Five years ago Robert Smith purchased his home on Lot 1 in the XYZ subdivision. He paid cash, and opted to forego the expense of a survey. The house was situated inside the fences on the property. Mr. Smith was provided a title insurance policy at closing, and the general survey exceptions were reflected as an exception on Schedule B of his title policy. This effectively excluded coverage in his policy for any encroachments onto or from his neighbor's property that may have been reflected in a survey.

Last year Mr. Smith decided to make some home improvements, and contacted ABC Bank for a loan. The Lender indicated, as part of the loan approval process, that he would have to pay for a Lender’s title insurance policy and provide a copy of his survey. Since he never obtained a survey, Mr. Smith ordered a new survey which reflected  that the entire width of his house encroached 3 feet into Lot 2, and that the fence encroached an additional 4 feet beyond the edge of the house. The Lender then indicated that Mr. Smith's loan would not be approved unless he can establish that he owned, or had the right to use, this 7 foot strip of land.

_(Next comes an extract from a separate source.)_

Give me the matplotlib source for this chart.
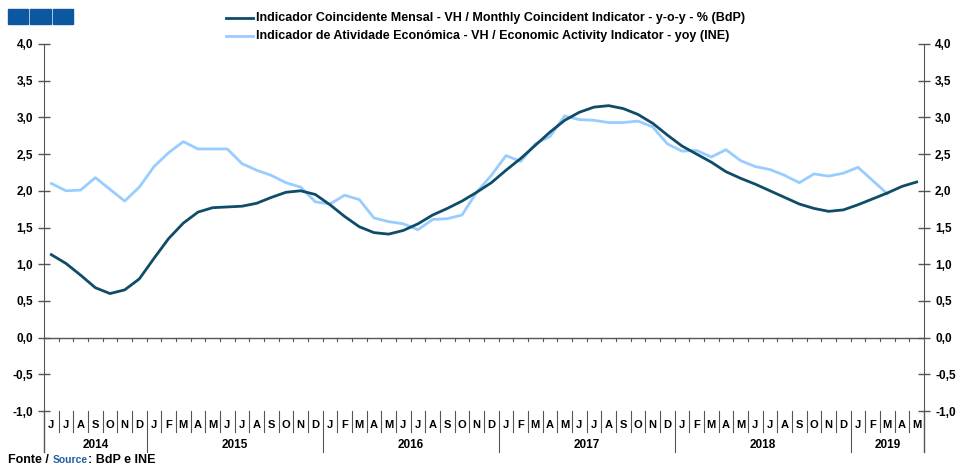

Mr. Smith contacted me for advice. I advised Mr. Smith that he would not have a claim under his title insurance policy since the policy reflected the general survey exceptions. I also advised him that the owner of Lot 2 has no obligation to convey this strip or to grant an easement. I further advised Mr. Smith that his best case scenario is to have the owner of Lot 2 convey the 7 foot strip outright to Mr. Smith, and that the worst case scenario entailed Mr. Smith physically removing the fence and demolishing the portion of his house situated on Lot 2. In the event a portion of the house was demolished, Mr. Smith would also have to obtain permits from the building department to make the necessary changes to his home.

We then obtained title searches for each of the lots, and confirmed that Mr. Smith owns Lot 1, and that J.R. Jones owns Lot 2. The search also reflected one outstanding mortgage on Lot 2. Mr. Smith then authorized me to contact Mr. Jones directly to resolve the encroachment problem. 

Mr. Jones stated he was not aware of any encroachments, and that he would be constructing a home on his lot in the near future. He stated he was willing to convey the 7 foot strip outright, for an agreed sum, provided we obtained written confirmation from the building and zoning departments that this conveyance would not adversely impact his ability to construct a home on Lot 2. He also advised me to contact his attorney directly with the results.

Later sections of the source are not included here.